The Utah Jazz were, in a word, screwed out of a win against the Miami Heat this evening. Now, obviously there will be ref apologists on this site, so before I proceed with my assessment of whether or not the Jazz should file protest I will make this note: Yes, the Utah Jazz struggled with rebounding, defense, and turnovers compared to the Miami Heat, but at this point in time that is not the reason the Jazz lost this game. The Jazz had a chance to win the game with their last possession, but lost because the refs missed a couple of vital calls.
Below are the rules for filing protest over a controversial game:
Protests are not permitted during the course of a game. In order to file a protest, the procedure, as set forth in the NBA constitution, is as follows: "In order to protest against or appeal from the result of a game, notice thereof must be given to the Commissioner within forty-eight (48) hours after the conclusion of said game, by E-mail or fax, stating therein the grounds for such protest. No protest may be filed in connection with any game played during the regular season after midnight of the day of the last game of the regular schedule. A protest in connection with a playoff game must be filed not later than midnight of the day of the game protested. A game may be protested only by a Governor, Alternate Governor or Head Coach. The right of protest shall inure not only to the immediately allegedly aggrieved con-testants, but to any other member who can show an interest in the grounds of protest and the results that might be attained if the protest were allowed. Each E-mail or fax of protest shall be immediately confirmed by letter and no protest shall be valid unless the letter of confirmation is accompanied by a check in the sum of $10,000 payable to the Association. If the member filing the protest prevails, the $10,000 is to be refunded. If the member does not prevail, the $10,000 is to be for-feited and retained in the Association treasury.
"Upon receipt of a protest, the Commissioner shall at once notify the member operating the opposing team in the game protested and require both of said mem-bers within five (5) days to file with him such evidence as he may desire bearing upon the issue. The Commissioner shall decide the question raised within five (5) days after receipt of such evidence."
You can see that if the Jazz legitimately feel as if they have been screwed out a game they must pay the $10,000 payment in order to challenge the game. If you watched the game, there is a good chance you think there were two vital bad calls. First was the time left on the clock after the Miami turnover. The question is, did Utah have possession of the ball before the shot clock expired? If they did, the refs made the right call. But, if Joe Ingles didn't have the ball in possession then a shot clock violation should have occurred. This would have lead the Jazz to have 5+ seconds on the clock, giving the Jazz a better opportunity. This would have made Rudy Gobert's put back count and the Jazz would have won the game. So, obviously we need to understand if there was an incorrect call by the refs on the possible shot clock violation.

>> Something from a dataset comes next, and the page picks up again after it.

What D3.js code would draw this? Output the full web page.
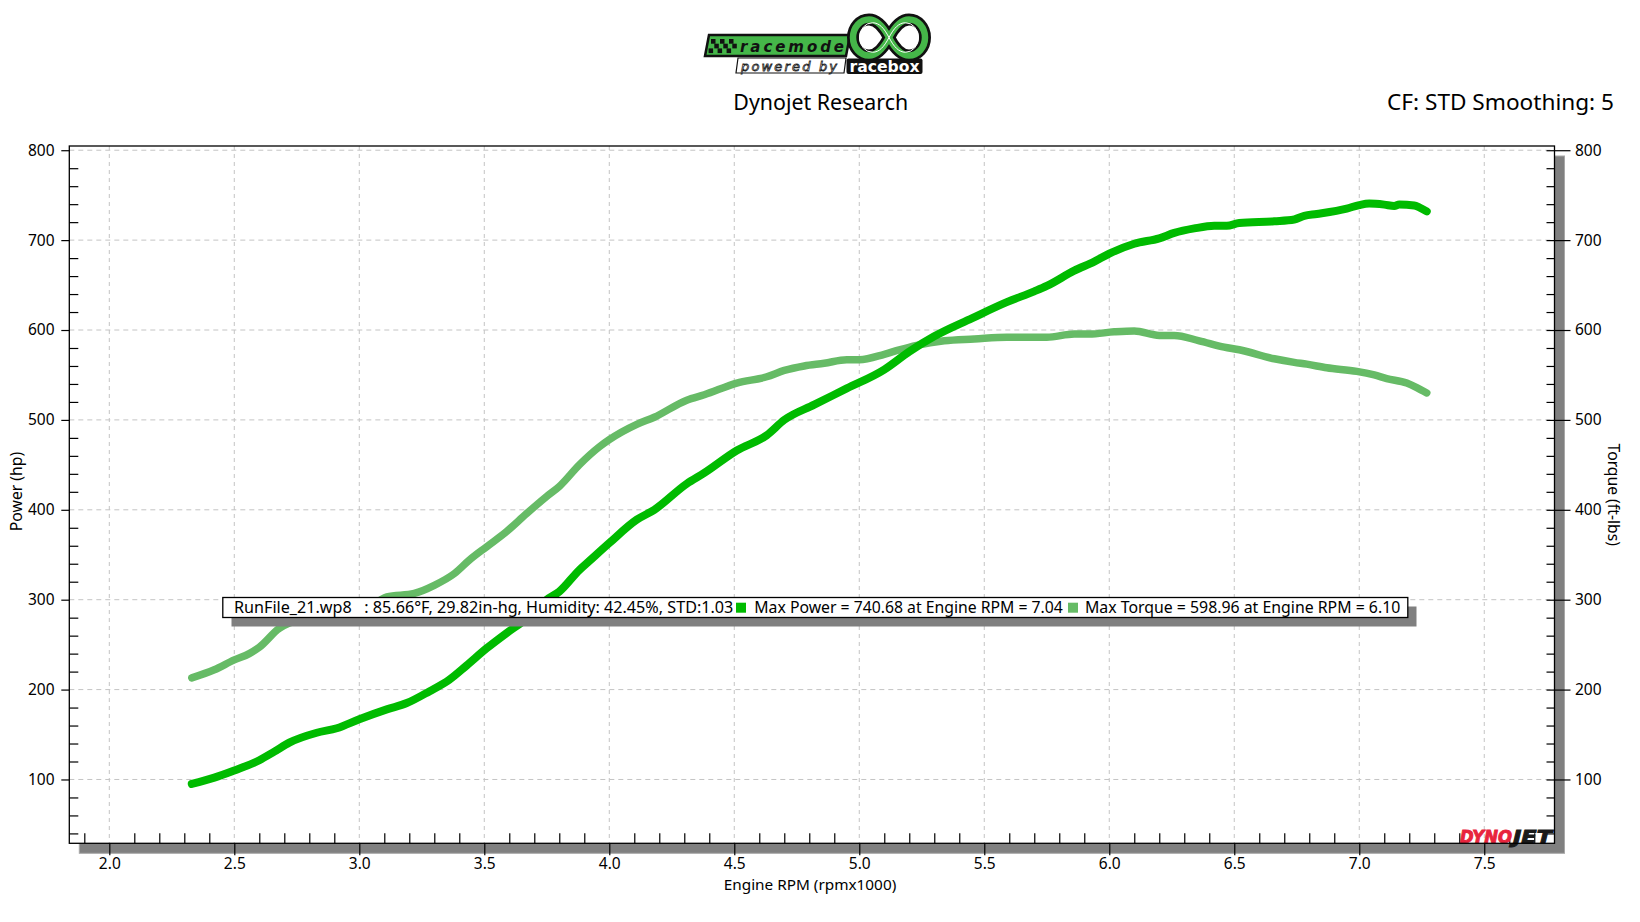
<!DOCTYPE html>
<html><head><meta charset="utf-8">
<script src="https://cdn.jsdelivr.net/npm/d3@7"></script>
<style>body{margin:0;background:#fff;} svg{display:block;} text{white-space:pre;}</style>
</head><body>
<svg id="chart" width="1640" height="922"></svg>
<script>
// ---------- data ----------
const powerRpm = [2.33,2.42,2.50,2.59,2.66,2.72,2.83,2.91,3.00,3.11,3.19,3.28,3.36,3.43,3.51,3.59,3.66,3.75,3.80,3.88,3.92,4.00,4.11,4.18,4.31,4.38,4.51,4.63,4.70,4.82,4.95,5.10,5.20,5.30,5.45,5.59,5.70,5.75,5.86,5.94,6.00,6.10,6.20,6.26,6.34,6.42,6.47,6.52,6.66,6.74,6.78,6.83,6.95,7.00,7.04,7.10,7.14,7.16,7.22,7.24,7.27];
const powerHp = [95,102,110,120,131,141,152,157,167,178,185,198,211,227,246,263,277,300,309,333,343,363,389,400,429,441,466,483,500,517,535,556,576,593,613,631,643,649,666,676,685,696,702,708,713,716,716,719,721,723,727,729,735,739,740.7,739.5,738,739.5,738.5,736.5,732];
const torqueRpm = [2.33,2.42,2.50,2.56,2.60,2.68,2.72,2.79,2.92,3.00,3.08,3.11,3.22,3.30,3.38,3.44,3.51,3.59,3.67,3.75,3.80,3.88,3.96,4.00,4.11,4.18,4.31,4.38,4.51,4.63,4.70,4.78,4.86,4.95,5.00,5.10,5.16,5.23,5.34,5.46,5.59,5.75,5.86,5.92,6.02,6.10,6.20,6.26,6.36,6.46,6.52,6.66,6.74,6.79,6.87,6.99,7.06,7.11,7.19,7.23,7.27];
const torqueLbs = [213,222,233,240,247,268,274,278,281,288,299,303,307,316,329,344,359,376,396,415,426,450,470,478,495,503,522,528,541,548,555,560,563,567,567,573,578,583,588,590,592,592,595.5,595.5,598,599,594,594,588,581,578,568,564,562,558,554,550,546,541,536,530];
const xTicks = [2.0,2.5,3.0,3.5,4.0,4.5,5.0,5.5,6.0,6.5,7.0,7.5];
const yTicks = [100,200,300,400,500,600,700,800];
const titleText = "Dynojet Research";
const cfText = "CF: STD Smoothing: 5";
const xTitle = "Engine RPM (rpmx1000)";
const yLeftTitle = "Power (hp)";
const yRightTitle = "Torque (ft-lbs)";
const legendInfo = "RunFile_21.wp8   : 85.66°F, 29.82in-hg, Humidity: 42.45%, STD:1.03";
const legendPower = "Max Power = 740.68 at Engine RPM = 7.04";
const legendTorque = "Max Torque = 598.96 at Engine RPM = 6.10";

const powerColor = "#00bb00", torqueColor = "#66bb66";
const FONT = "'Noto Sans', sans-serif";

const svg = d3.select("#chart");
const X0 = 69.3, X1 = 1554.5, Y0 = 146, Y1 = 843.3;
const x = d3.scaleLinear().domain([1.84, 7.781]).range([X0, X1]);
const y = d3.scaleLinear().domain([29.0, 804.7]).range([Y1, Y0]);

function fit(sel, w) {
  const n = sel.node();
  const fs = parseFloat(sel.attr("font-size"));
  const len = n.getComputedTextLength();
  sel.attr("font-size", fs * w / len);
  return sel;
}

// ---------- shadow + frame ----------
svg.append("rect").attr("x", X0 + 10).attr("y", Y0 + 10).attr("width", X1 - X0).attr("height", Y1 - Y0)
  .attr("fill", "#808080").attr("stroke", "#a8a8a8").attr("stroke-width", 1);
svg.append("rect").attr("x", X0).attr("y", Y0).attr("width", X1 - X0).attr("height", Y1 - Y0)
  .attr("fill", "#fff");

// gridlines
const grid = svg.append("g");
grid.selectAll("line.v").data(xTicks).join("line")
  .attr("x1", d => x(d)).attr("x2", d => x(d)).attr("y1", Y0).attr("y2", Y1)
  .attr("stroke", "#c4c4c4").attr("stroke-dasharray", "4,4");
grid.selectAll("line.h").data(yTicks).join("line")
  .attr("y1", d => y(d)).attr("y2", d => y(d)).attr("x1", X0).attr("x2", X1)
  .attr("stroke", "#c4c4c4").attr("stroke-dasharray", "5,4");

// ---------- curves ----------
const line = d3.line().x(d => x(d[0])).y(d => y(d[1])).curve(d3.curveMonotoneX);
svg.append("path").datum(torqueRpm.map((r, i) => [r, torqueLbs[i]]))
  .attr("d", line).attr("fill", "none").attr("stroke", torqueColor).attr("stroke-width", 7.5)
  .attr("stroke-linecap", "round").attr("stroke-linejoin", "round");
svg.append("path").datum(powerRpm.map((r, i) => [r, powerHp[i]]))
  .attr("d", line).attr("fill", "none").attr("stroke", powerColor).attr("stroke-width", 8)
  .attr("stroke-linecap", "round").attr("stroke-linejoin", "round");

// ---------- axes ----------
const yMinor = d3.range(40, 800, 20).filter(v => v % 100 !== 0);
const xMinor = d3.range(19, 78, 1).map(v => v / 10).filter(v => Math.abs(v * 2 - Math.round(v * 2)) > 1e-6);

function styleAxis(g) {
  g.select(".domain").remove();
  g.selectAll("line").attr("stroke", "#000").attr("stroke-width", 1.2);
  g.selectAll("text").attr("font-family", FONT).attr("font-size", 15.5).attr("fill", "#000");
}
// left
svg.append("g").attr("transform", `translate(${X0},0)`)
  .call(d3.axisLeft(y).tickValues(yTicks).tickSize(8).tickPadding(6.8).tickFormat(d3.format("d"))).call(styleAxis);
svg.append("g").attr("transform", `translate(${X0},0)`)
  .call(d3.axisRight(y).tickValues(yMinor).tickSize(9).tickFormat("")).call(styleAxis);
// right
svg.append("g").attr("transform", `translate(${X1},0)`)
  .call(d3.axisLeft(y).tickValues(yTicks.concat(yMinor)).tickSize(8).tickFormat("")).call(styleAxis);
svg.append("g").attr("transform", `translate(${X1},0)`)
  .call(d3.axisRight(y).tickValues(yTicks).tickSize(16).tickPadding(4.5).tickFormat(d3.format("d"))).call(styleAxis);
// bottom
const bx = svg.append("g").attr("transform", `translate(0,${Y1})`)
  .call(d3.axisBottom(x).tickValues(xTicks).tickSize(12).tickFormat(d3.format(".1f"))).call(styleAxis);
bx.selectAll("text").attr("y", 26.2).attr("dy", 0);
svg.append("g").attr("transform", `translate(0,${Y1})`)
  .call(d3.axisTop(x).tickValues(xMinor).tickSize(10).tickFormat("")).call(styleAxis);

// ---------- DYNOJET mark ----------
const dj = svg.append("g").attr("font-family", "'DejaVu Sans', sans-serif")
  .attr("font-weight", "bold").attr("font-style", "italic").attr("font-size", 17);
dj.append("text").attr("x", 1460).attr("y", 842.5).attr("fill", "#e8243c").attr("stroke", "#e8243c")
  .attr("stroke-width", 0.9).attr("textLength", 52).attr("lengthAdjust", "spacingAndGlyphs").text("DYNO");
dj.append("text").attr("x", 1513).attr("y", 842.5).attr("fill", "#1a1a1a").attr("stroke", "#1a1a1a")
  .attr("stroke-width", 0.9).attr("textLength", 39).attr("lengthAdjust", "spacingAndGlyphs").text("JET");

// frame border
svg.append("rect").attr("x", X0).attr("y", Y0).attr("width", X1 - X0).attr("height", Y1 - Y0)
  .attr("fill", "none").attr("stroke", "#000").attr("stroke-width", 1.3);

// ---------- legend ----------
const lg = svg.append("g");
lg.append("rect").attr("x", 231.5).attr("y", 606.5).attr("width", 1185).attr("height", 20).attr("fill", "#808080");
lg.append("rect").attr("x", 222.8).attr("y", 597.5).attr("width", 1185).attr("height", 20)
  .attr("fill", "#fff").attr("stroke", "#000").attr("stroke-width", 1.3);
fit(lg.append("text").attr("x", 234).attr("y", 612.7).attr("font-family", FONT).attr("font-size", 15)
  .text(legendInfo), 500);
lg.append("rect").attr("x", 736).attr("y", 602.7).attr("width", 10).attr("height", 10).attr("fill", powerColor);
fit(lg.append("text").attr("x", 754.3).attr("y", 612.7).attr("font-family", FONT).attr("font-size", 15)
  .text(legendPower), 309);
lg.append("rect").attr("x", 1068).attr("y", 602.7).attr("width", 10).attr("height", 10).attr("fill", torqueColor);
fit(lg.append("text").attr("x", 1085).attr("y", 612.7).attr("font-family", FONT).attr("font-size", 15)
  .text(legendTorque), 315.5);

// ---------- titles ----------
fit(svg.append("text").attr("x", 733.3).attr("y", 110).attr("font-family", FONT).attr("font-size", 21)
  .text(titleText), 175);
const cf = svg.append("text").attr("x", 1614).attr("y", 110).attr("text-anchor", "end")
  .attr("font-family", FONT).attr("font-size", 21).text(cfText);
fit(cf, 227);
fit(svg.append("text").attr("x", 810).attr("y", 890).attr("text-anchor", "middle")
  .attr("font-family", FONT).attr("font-size", 15).text(xTitle), 172.6);
fit(svg.append("text").attr("transform", "translate(22,491.5) rotate(-90)").attr("text-anchor", "middle")
  .attr("font-family", FONT).attr("font-size", 15).text(yLeftTitle), 79.5);
fit(svg.append("text").attr("transform", "translate(1608,494.7) rotate(90)").attr("text-anchor", "middle")
  .attr("font-family", FONT).attr("font-size", 15).text(yRightTitle), 102.5);

// ---------- racemode logo ----------
const logo = svg.append("g");
const lgGreen = "#45b649";
// top band
logo.append("path").attr("d", "M709,35 L850,35 L846,56 L705,56 Z")
  .attr("fill", lgGreen).attr("stroke", "#111").attr("stroke-width", 2.5);
// checkered flag
const cq = logo.append("g");
for (let r = 0; r < 3; r++) {
  for (let c = 0; c < 6; c++) {
    if ((r + c) % 2 === 0) {
      cq.append("rect").attr("x", 711 + c * 4.5 - r * 1.2).attr("y", 39 + r * 4.7)
        .attr("width", 4.5).attr("height", 4.7).attr("fill", "#111");
    }
  }
}
logo.append("text").attr("x", 740).attr("y", 52).attr("font-family", "'DejaVu Sans', sans-serif")
  .attr("font-weight", "bold").attr("font-style", "italic").attr("font-size", 15).attr("fill", "#111")
  .attr("textLength", 104).attr("lengthAdjust", "spacing").text("racemode");
// powered by
logo.append("path").attr("d", "M738,58 L846,58 L844,73 L736,73 Z").attr("fill", "#fff")
  .attr("stroke", "#111").attr("stroke-width", 1.2);
logo.append("text").attr("x", 741).attr("y", 70.5).attr("font-family", "'DejaVu Sans', sans-serif")
  .attr("font-style", "italic").attr("font-size", 13).attr("fill", "#fff").attr("stroke", "#222")
  .attr("stroke-width", 0.8).attr("textLength", 96).attr("lengthAdjust", "spacing").text("powered by");
logo.append("rect").attr("x", 846.5).attr("y", 58.5).attr("width", 76).attr("height", 15.5).attr("rx", 2).attr("fill", "#111");
logo.append("text").attr("x", 884.5).attr("y", 71.5).attr("text-anchor", "middle")
  .attr("font-family", "'DejaVu Sans', sans-serif").attr("font-weight", "bold").attr("font-size", 15)
  .attr("fill", "#fff").attr("textLength", 70).attr("lengthAdjust", "spacingAndGlyphs").text("racebox");
// infinity symbol
const inf = "M889,37.5 C895,26 901,19.5 909,19.5 A16,18 0 0 1 909,55.5 C901,55.5 895,49 889,37.5 " +
            "C883,26 877,19.5 869,19.5 A16,18 0 0 0 869,55.5 C877,55.5 883,49 889,37.5";
logo.append("path").attr("d", inf).attr("fill", "none").attr("stroke", "#111").attr("stroke-width", 12)
  .attr("stroke-linejoin", "round");
logo.append("path").attr("d", inf).attr("fill", "none").attr("stroke", lgGreen).attr("stroke-width", 6.5)
  .attr("stroke-linejoin", "round");
logo.append("path").attr("d", inf).attr("fill", "none").attr("stroke", "#fff").attr("stroke-width", 1.2)
  .attr("transform", "translate(889,37.5) scale(0.82) translate(-889,-37.5)");
</script>
</body></html>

The other missed call occurred when Tyler Johnson held Joe Johnson as he attempted to jump for the tip in shot after Hayward's missed shot. The Miami Heat were in the penalty. If this was indeed a foul, you can make up your mind about it, then the Utah Jazz have 2 free throws shot by Joe Johnson, who is a fair free throw shooter. This would have lead to a overtime at the least and a win at the most. Therefore if the Jazz believe it was a foul there is a reason to file protest.
Obviously I wrote this up really quick, but let me know in the comments below what you think. I would love to have a discussion. So I will start. I think legit the Jazz should file protest, because Ed Malloy and his crew made huge mistakes that lost the game for the Jazz. I think the Jazz should pony up the small sum of 10K in order to show their players that they DO believe in them.
Thanks for reading, if anyone read this.